A problem with such pressure sensor assemblies is that there is a differential thermal expansion between the tube 6 and the hydraulic fluid in the tube, causing errors in pressure measurements. Although some attempt is often made to compensate for this by adjustment in the electronics, this is generally inadequate, particularly under transient conditions, leaving significant errors in pressure measurement.

According to the present invention, there is provided pressure sensing apparatus comprising:

• pressure responsive means; and
• hydraulic connecting means hydraulically connecting the pressure responsive means with pressure sensing means which produces an indication of sensed pressure, wherein:
  • the hydraulic connecting means comprises a tubular member and a longitudinal insert in the tubular member with hydraulic fluid in the tubular member between the insert and the member, the tubular member, the insert and the hydraulic fluid and the dimensions of the tubular member and the insert being such that the pressure transmitted hydraulic fluid to the sensing means in use of the apparatus is substantially independent of temperature changes.

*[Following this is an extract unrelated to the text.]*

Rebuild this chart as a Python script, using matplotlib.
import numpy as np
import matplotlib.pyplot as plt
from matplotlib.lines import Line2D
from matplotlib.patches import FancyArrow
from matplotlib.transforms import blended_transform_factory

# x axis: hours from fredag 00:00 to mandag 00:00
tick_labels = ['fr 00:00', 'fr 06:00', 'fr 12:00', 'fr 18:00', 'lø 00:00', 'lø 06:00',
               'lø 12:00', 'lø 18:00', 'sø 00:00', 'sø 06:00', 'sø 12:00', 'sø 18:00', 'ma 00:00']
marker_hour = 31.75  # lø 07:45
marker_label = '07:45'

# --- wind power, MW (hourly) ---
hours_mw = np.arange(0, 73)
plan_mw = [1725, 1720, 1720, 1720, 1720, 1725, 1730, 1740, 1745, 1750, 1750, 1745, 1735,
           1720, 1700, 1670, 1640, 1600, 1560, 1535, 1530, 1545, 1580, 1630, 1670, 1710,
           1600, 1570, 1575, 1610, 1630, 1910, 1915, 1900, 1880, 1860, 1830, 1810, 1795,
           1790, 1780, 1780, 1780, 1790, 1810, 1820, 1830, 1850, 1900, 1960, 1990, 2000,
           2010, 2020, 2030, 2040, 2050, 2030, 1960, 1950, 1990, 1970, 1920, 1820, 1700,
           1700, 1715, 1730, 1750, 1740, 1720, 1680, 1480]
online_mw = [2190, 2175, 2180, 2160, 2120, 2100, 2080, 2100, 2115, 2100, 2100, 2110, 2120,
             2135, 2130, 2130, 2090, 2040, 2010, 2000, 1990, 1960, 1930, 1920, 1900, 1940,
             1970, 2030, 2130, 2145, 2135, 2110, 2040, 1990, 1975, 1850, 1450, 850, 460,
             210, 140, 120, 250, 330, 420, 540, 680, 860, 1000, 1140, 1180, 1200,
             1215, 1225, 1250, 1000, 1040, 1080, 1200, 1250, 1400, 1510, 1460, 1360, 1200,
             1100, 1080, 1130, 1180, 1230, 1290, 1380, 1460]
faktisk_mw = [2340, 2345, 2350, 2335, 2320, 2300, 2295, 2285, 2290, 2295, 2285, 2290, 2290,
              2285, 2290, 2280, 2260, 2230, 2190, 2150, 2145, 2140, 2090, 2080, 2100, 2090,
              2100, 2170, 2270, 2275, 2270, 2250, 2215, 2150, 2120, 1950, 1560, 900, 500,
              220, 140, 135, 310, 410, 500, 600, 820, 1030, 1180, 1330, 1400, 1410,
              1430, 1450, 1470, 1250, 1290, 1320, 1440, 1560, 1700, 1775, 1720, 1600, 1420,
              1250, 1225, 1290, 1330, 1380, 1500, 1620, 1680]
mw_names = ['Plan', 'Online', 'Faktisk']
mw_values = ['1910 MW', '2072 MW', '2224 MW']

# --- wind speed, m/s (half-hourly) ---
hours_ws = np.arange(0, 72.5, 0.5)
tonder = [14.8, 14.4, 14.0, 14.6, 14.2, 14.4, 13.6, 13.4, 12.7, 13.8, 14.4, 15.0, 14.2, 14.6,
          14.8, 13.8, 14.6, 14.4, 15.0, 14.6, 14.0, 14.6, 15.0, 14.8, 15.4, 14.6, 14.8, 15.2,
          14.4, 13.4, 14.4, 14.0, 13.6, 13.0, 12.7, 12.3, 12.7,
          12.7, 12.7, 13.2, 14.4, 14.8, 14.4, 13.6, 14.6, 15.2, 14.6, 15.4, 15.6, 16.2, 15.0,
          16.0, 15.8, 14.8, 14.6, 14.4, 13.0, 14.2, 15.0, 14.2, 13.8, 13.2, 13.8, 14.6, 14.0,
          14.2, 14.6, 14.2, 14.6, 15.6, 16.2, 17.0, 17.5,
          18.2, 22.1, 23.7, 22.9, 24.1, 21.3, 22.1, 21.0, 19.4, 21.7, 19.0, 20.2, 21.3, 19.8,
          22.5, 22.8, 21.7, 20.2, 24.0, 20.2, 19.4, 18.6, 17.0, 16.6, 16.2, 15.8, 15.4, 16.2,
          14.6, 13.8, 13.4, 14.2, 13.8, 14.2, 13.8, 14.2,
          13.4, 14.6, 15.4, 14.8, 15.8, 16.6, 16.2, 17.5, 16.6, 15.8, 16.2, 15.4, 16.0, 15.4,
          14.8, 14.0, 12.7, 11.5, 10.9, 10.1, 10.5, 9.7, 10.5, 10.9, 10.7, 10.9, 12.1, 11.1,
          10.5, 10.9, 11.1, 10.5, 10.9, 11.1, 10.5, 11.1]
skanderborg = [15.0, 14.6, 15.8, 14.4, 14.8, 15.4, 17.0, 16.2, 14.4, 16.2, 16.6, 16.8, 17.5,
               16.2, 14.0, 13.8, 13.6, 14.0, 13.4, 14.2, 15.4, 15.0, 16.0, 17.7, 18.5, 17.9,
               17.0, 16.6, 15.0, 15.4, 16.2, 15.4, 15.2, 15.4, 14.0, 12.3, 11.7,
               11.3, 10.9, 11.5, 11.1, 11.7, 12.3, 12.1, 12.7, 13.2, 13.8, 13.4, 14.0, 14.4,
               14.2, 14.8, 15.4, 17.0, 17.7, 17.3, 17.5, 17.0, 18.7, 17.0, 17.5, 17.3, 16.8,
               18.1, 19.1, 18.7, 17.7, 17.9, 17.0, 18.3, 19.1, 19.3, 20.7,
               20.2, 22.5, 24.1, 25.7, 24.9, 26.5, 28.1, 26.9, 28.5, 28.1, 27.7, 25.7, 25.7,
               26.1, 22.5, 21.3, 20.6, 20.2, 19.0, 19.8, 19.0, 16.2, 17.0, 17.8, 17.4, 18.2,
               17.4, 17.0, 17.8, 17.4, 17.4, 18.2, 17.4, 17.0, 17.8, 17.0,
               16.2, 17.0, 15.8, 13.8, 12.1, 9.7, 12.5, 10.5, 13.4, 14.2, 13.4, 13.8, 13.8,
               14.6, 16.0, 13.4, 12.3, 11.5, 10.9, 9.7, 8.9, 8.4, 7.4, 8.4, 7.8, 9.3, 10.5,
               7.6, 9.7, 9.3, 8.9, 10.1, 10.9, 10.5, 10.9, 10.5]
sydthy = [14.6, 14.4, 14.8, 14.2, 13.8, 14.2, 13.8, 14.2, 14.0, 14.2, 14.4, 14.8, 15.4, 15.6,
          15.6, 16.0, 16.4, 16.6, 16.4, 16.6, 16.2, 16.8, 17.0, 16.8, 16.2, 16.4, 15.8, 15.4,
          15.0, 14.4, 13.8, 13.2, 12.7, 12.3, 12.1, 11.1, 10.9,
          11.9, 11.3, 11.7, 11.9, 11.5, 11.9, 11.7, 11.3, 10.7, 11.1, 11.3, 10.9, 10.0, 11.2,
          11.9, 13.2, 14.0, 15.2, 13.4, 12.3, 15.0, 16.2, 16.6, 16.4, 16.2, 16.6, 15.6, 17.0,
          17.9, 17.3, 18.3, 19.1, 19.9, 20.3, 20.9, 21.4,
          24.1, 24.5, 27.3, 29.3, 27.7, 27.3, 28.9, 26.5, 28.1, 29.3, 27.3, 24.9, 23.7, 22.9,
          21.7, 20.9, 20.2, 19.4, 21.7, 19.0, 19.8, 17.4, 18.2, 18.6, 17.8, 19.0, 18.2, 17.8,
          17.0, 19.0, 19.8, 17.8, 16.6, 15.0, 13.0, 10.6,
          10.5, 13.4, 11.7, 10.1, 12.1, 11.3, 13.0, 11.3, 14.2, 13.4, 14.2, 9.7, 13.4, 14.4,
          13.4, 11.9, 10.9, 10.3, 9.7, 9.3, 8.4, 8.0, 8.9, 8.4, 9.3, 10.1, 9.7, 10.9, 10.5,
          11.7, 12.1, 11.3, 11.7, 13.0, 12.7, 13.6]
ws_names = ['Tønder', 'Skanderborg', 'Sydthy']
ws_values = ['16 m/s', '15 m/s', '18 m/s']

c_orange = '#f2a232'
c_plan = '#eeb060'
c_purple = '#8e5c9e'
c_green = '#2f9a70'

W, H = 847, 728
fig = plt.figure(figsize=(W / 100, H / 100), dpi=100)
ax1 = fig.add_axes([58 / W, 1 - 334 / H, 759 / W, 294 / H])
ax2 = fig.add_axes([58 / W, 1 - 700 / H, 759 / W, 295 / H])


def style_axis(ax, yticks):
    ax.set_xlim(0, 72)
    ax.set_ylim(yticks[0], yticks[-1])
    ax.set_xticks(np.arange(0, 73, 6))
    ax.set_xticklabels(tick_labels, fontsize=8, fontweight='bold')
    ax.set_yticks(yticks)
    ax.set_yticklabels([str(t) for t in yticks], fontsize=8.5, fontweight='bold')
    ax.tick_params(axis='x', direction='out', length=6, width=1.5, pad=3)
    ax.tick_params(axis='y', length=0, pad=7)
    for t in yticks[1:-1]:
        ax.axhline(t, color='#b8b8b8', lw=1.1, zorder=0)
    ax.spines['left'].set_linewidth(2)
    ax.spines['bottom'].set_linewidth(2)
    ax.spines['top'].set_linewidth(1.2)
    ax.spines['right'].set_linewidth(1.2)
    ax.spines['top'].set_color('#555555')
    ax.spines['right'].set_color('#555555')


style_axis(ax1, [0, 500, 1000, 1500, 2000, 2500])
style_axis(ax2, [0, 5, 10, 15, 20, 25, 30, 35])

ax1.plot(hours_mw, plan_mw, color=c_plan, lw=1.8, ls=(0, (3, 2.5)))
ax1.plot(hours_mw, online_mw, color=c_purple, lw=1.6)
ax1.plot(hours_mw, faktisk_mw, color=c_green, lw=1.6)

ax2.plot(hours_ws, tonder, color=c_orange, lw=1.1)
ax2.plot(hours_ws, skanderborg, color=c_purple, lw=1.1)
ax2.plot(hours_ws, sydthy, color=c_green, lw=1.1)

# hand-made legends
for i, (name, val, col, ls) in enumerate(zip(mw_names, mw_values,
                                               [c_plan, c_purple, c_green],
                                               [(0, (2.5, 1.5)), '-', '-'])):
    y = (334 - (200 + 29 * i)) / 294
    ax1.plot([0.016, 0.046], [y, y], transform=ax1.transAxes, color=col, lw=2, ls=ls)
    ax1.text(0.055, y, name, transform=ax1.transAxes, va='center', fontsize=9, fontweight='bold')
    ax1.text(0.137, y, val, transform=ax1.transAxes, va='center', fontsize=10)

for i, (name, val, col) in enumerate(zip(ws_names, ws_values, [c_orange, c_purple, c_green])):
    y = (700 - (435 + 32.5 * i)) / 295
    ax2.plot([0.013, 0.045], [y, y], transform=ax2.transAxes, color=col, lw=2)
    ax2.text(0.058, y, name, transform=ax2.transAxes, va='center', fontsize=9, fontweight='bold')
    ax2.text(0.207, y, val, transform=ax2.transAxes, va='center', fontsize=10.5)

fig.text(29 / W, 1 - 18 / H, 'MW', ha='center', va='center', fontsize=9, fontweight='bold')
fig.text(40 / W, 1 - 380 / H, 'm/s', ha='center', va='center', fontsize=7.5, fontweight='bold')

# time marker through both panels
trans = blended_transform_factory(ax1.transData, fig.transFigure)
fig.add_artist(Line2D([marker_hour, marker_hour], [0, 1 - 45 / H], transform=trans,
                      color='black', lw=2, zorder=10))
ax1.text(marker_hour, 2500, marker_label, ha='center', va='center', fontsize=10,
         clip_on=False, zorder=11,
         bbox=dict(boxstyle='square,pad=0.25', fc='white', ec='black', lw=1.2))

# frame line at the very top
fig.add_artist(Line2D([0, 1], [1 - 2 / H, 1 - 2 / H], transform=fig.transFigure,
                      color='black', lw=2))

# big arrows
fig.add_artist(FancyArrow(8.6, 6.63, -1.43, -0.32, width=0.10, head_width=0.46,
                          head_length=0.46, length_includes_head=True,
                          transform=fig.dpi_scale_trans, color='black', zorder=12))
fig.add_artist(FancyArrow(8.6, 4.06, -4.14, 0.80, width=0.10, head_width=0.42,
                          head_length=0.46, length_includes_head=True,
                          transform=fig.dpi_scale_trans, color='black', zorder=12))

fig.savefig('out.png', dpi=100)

Preferably, the tubular member is metallic.

The insert may be in the form of a rod.

Preferably, the volumetric coefficient of thermal expansion of the material of the tubular member is less than that of the hydraulic fluid and greater than that of the material of the insert. For example, the volumetric coefficient of thermal expansion of the material of the tubular member could be substantially 30 x 10^-6/°C, that of the material of the insert substantially 0.5 x 10^-6/°C and that of the hydraulic fluid substantially 300 x 10^-6/°C, the insert occupying substantially 95% of the internal volume of the tubular member.

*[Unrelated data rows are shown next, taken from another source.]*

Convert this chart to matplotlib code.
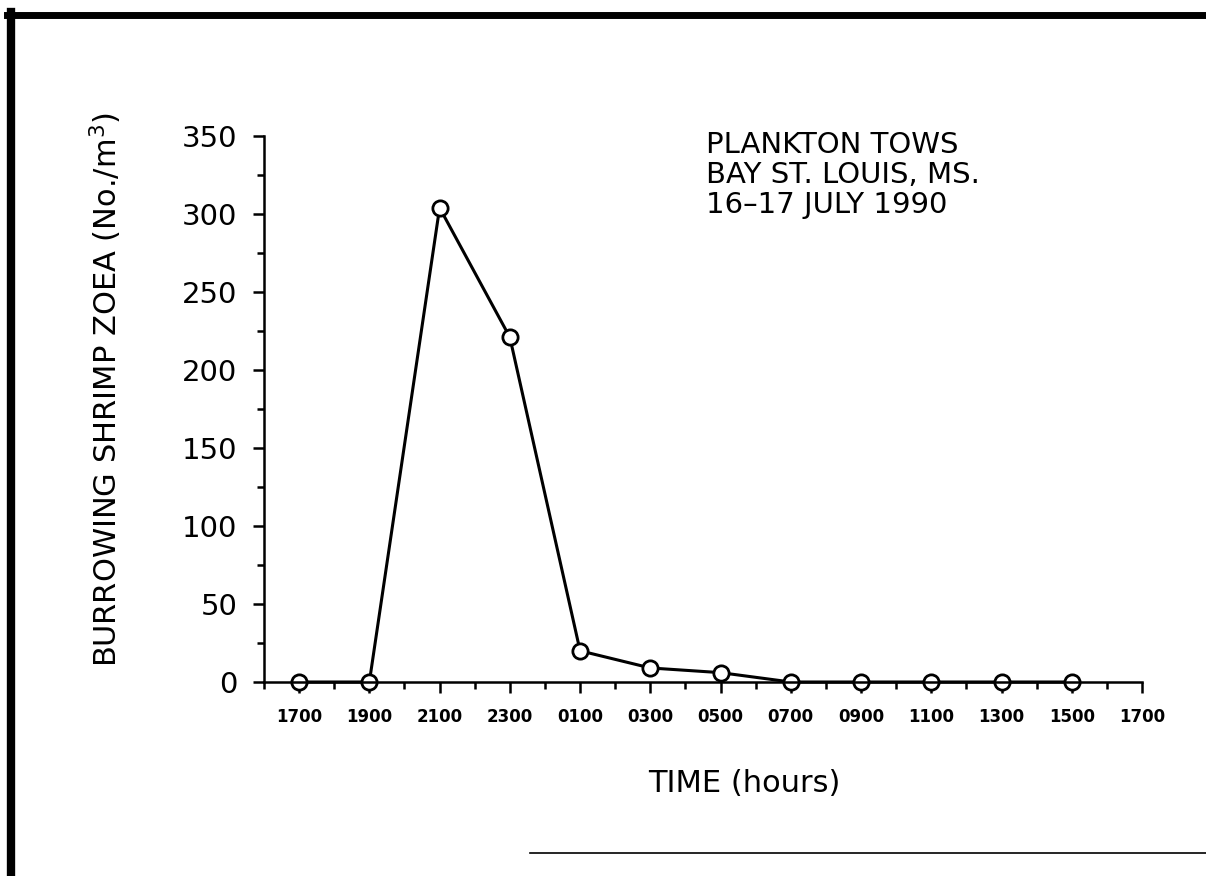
import numpy as np
import matplotlib.pyplot as plt
from matplotlib.lines import Line2D
from matplotlib.ticker import MultipleLocator

# hours after 1700 on 16 July, one tow every two hours
hours = [0, 2, 4, 6, 8, 10, 12, 14, 16, 18, 20, 22]
zoea = [0, 0, 304, 221, 20, 9, 6, 0, 0, 0, 0, 0]
tick_labels = ["1700", "1900", "2100", "2300", "0100", "0300", "0500",
               "0700", "0900", "1100", "1300", "1500", "1700"]

plt.rcParams["font.family"] = "DejaVu Sans"

fig = plt.figure(figsize=(12.06, 8.76), dpi=100)
ax = fig.add_axes([264 / 1206, 1 - 682 / 876, (1142 - 264) / 1206, (682 - 136) / 876])

ax.plot(hours, zoea, color="black", lw=2.2, marker="o", markersize=11,
        markerfacecolor="white", markeredgecolor="black", markeredgewidth=2,
        clip_on=False)

ax.set_xlim(-1, 24)
ax.set_ylim(0, 350)
ax.set_xticks(np.arange(0, 25, 2))
ax.set_xticklabels(tick_labels, fontsize=12, fontweight="bold")
ax.xaxis.set_minor_locator(MultipleLocator(1))
ax.set_yticks(np.arange(0, 351, 50))
ax.yaxis.set_minor_locator(MultipleLocator(25))
ax.tick_params(axis="y", labelsize=21, pad=11)

ax.tick_params(which="major", length=8, width=1.8, direction="out")
ax.tick_params(which="minor", length=5, width=1.8, direction="out")
ax.tick_params(axis="x", which="major", pad=11)

for side in ["top", "right"]:
    ax.spines[side].set_visible(False)
for side in ["left", "bottom"]:
    ax.spines[side].set_linewidth(1.8)

fig.text(706 / 1206, 1 - 131 / 876, "PLANKTON TOWS\nBAY ST. LOUIS, MS.\n16\u201317 JULY 1990",
         fontsize=21, va="top", ha="left", linespacing=1.1)

fig.text(744 / 1206, 1 - 783 / 876, "TIME (hours)", fontsize=22, ha="center", va="center")
fig.text(106 / 1206, 1 - 390 / 876, "BURROWING SHRIMP ZOEA (No./m$^3$)", fontsize=22,
         rotation=90, ha="center", va="center")

# frame around the figure, as scanned
fig.add_artist(Line2D([7 / 1206, 1], [1 - 15 / 876, 1 - 15 / 876], color="black", lw=5,
                      transform=fig.transFigure))
fig.add_artist(Line2D([11 / 1206, 11 / 1206], [0, 1 - 12 / 876], color="black", lw=6,
                      transform=fig.transFigure))
fig.add_artist(Line2D([530 / 1206, 1], [1 - 853 / 876, 1 - 853 / 876], color="black", lw=1.2,
                      transform=fig.transFigure))

fig.savefig("out.png", dpi=100)
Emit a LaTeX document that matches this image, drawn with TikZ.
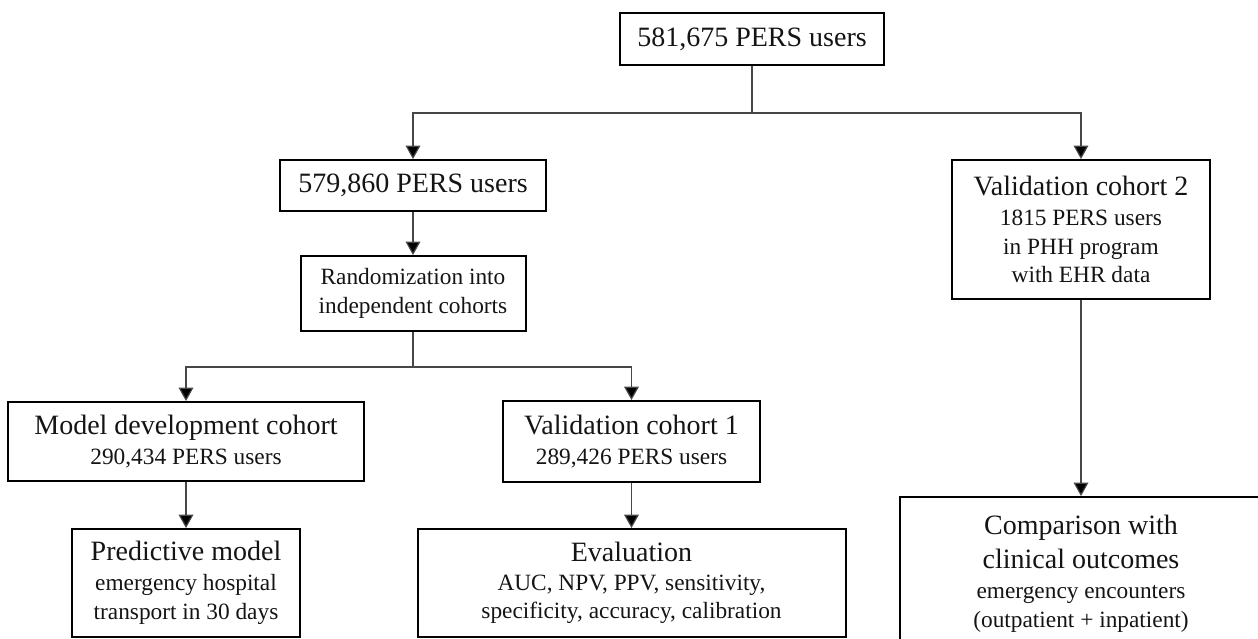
\documentclass[tikz,border=0pt]{standalone}
\usepackage{fontspec}
\setmainfont{Liberation Serif}
\usetikzlibrary{arrows.meta}
\newcommand\BigTxt{\fontsize{21}{25.5}\selectfont}
\begin{document}
\begin{tikzpicture}[x=0.75pt,y=-0.75pt,
  box/.style={draw=black, line width=1.5pt, inner sep=0pt, align=center,
              font=\fontsize{17.5}{21.5}\selectfont, text=black!92},
  sz/.style 2 args={minimum width={#1*0.75pt}, minimum height={#2*0.75pt}},
  wire/.style={draw=black!72, line width=0.9pt},
  arr/.style={wire, -{Triangle[length=10pt,width=11pt,fill=black]}}]
\useasboundingbox (0,0) rectangle (1258,639);
\clip (0,0) rectangle (1258,639);

\node[box, sz={264}{52}] (top) at (752,39) {\BigTxt 581,675 PERS users};
\node[box, sz={266}{51}] (b579) at (413,185.5) {\BigTxt 579,860 PERS users};
\node[box, sz={225}{75}] (rand) at (413,293.5) {Randomization into\\independent cohorts};
\node[box, sz={258}{139}] (val2) at (1081,229.5)
  {{\BigTxt Validation cohort 2}\\[1pt]1815 PERS users\\in PHH program\\with EHR data};
\node[box, sz={356}{79}] (modeldev) at (186,441.5)
  {{\BigTxt Model development cohort}\\[1pt]290,434 PERS users};
\node[box, sz={257}{81}] (val1) at (631.5,441.5)
  {{\BigTxt Validation cohort 1}\\[1pt]289,426 PERS users};
\node[box, sz={228}{108}] (pred) at (186,583)
  {{\BigTxt Predictive model}\\[1pt]emergency hospital\\transport in 30 days};
\node[box, sz={428}{108}] (eval) at (631.5,583)
  {{\BigTxt Evaluation}\\AUC, NPV, PPV, sensitivity,\\specificity, accuracy, calibration};
\node[box, sz={362}{154}] (comp) at (1081,574)
  {{\BigTxt Comparison with}\\[4pt]{\BigTxt clinical outcomes}\\[1pt]emergency encounters\\(outpatient + inpatient)};

\coordinate (j1) at (752,113);
\coordinate (j2) at (413,367);
\draw[wire] (top) -- (j1);
\draw[arr] (j1) -| (b579);
\draw[arr] (j1) -| (val2);
\draw[arr] (b579) -- (rand);
\draw[wire] (rand) -- (j2);
\draw[arr] (j2) -| (modeldev);
\draw[arr] (j2) -| (val1);
\draw[arr] (modeldev) -- (pred);
\draw[arr] (val1) -- (eval);
\draw[arr] (val2) -- (comp);
\end{tikzpicture}
\end{document}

The pressure responsive means could comprise a diaphragm.

The pressure sensing means could comprise a pressure sensor and electronic circuitry connected with it.

Fig. 2 shows a sectioned view of a metal tube 11 for use instead of tube 6 in Fig. 1. The tube 11 is made of metal with a volumetric thermal co-efficient of expansion of typically 30 x 10^-6/°C. Inserted in the tube 11 is a longitudinal insert in the form of a rod 12, typically made of silica, which is smaller in diameter than the inner diameter of the tube 11 and has, typically, a volumetric thermal co-efficient of 0.5 x 10^-6/°C. The annular space 13, between the tube 11 and the rod 12, is filled with hydraulic fluid (e.g. oil)which, typically, has a volumetric thermal co-efficient of expansion of 300 x 10^-6/°C. When the temperature of the tube 11 increases, the volume of space 13 increases in dependence on the difference between the volumetric thermal co-efficients of expansion of the tube 11 and the rod 12. The internal diameter of the tube 11 and diameter of the rod 12 are arranged such that the increase of volume of space 13 for a given rise in temperature substantially matches the increase in space of the hydraulic oil filling this volume, for the same temperature rise. As the two volume increases substantially match, there is substantially no change in pressure applied by the hydraulic fluid due to a temperature rise, irrespective of the length of the tube 11. The same situation applies to a fall in temperature of the tube 11. Thus, the hydraulic fluid will transmit the pressure from a diaphragm to a pressure sensor substantially without errors resulting from temperature changes of the tube 11, the pressure transmitted by the fluid being substantially independent of temperature. Typically, with the examples of temperature co-efficients quoted, the rod 12 will need to occupy substantially 95% of the internal volume of the metal tube 11. The percentages can be calculated once the precise expansion rates for the actual choice of the different materials employed to implement the tube 11 and rod 12 are known.

The above temperature compensation of pressure changes due to thermal changes is irrespective of the overall diameter of tube 11, which can be of any diameter required. Thus it can be made large enough to remove the problems of contamination blockages of the very small bore tubes traditionally needed, by ensuring that the space 13 for the hydraulic fluid is substantial.

Fig. 3, in which items which correspond with those in Fig. 1 have the same reference numerals, shows pressure sensing apparatus in the form of an assembly 14 in which, instead of a small bore tubing 6, there is a tube 11 with a rod 12 as described above, hydraulically connecting diaphragm 4 with pressure sensor 5. Longitudinal expansion of the tube 11 and rod 12 can be accommodated by appropriate mounting of the pressure sensor 5 and electronic unit 7.

Suitable materials for the rod insert 12 have a very low coefficient of thermal expansion and are incompressible at the working pressure of the assembly 14. Although silica is one such material, there may also be other suitable materials such as some grades of glass (Pyrex) and ceramic and some exotic metals (Invar) that can perform the required function equally as well.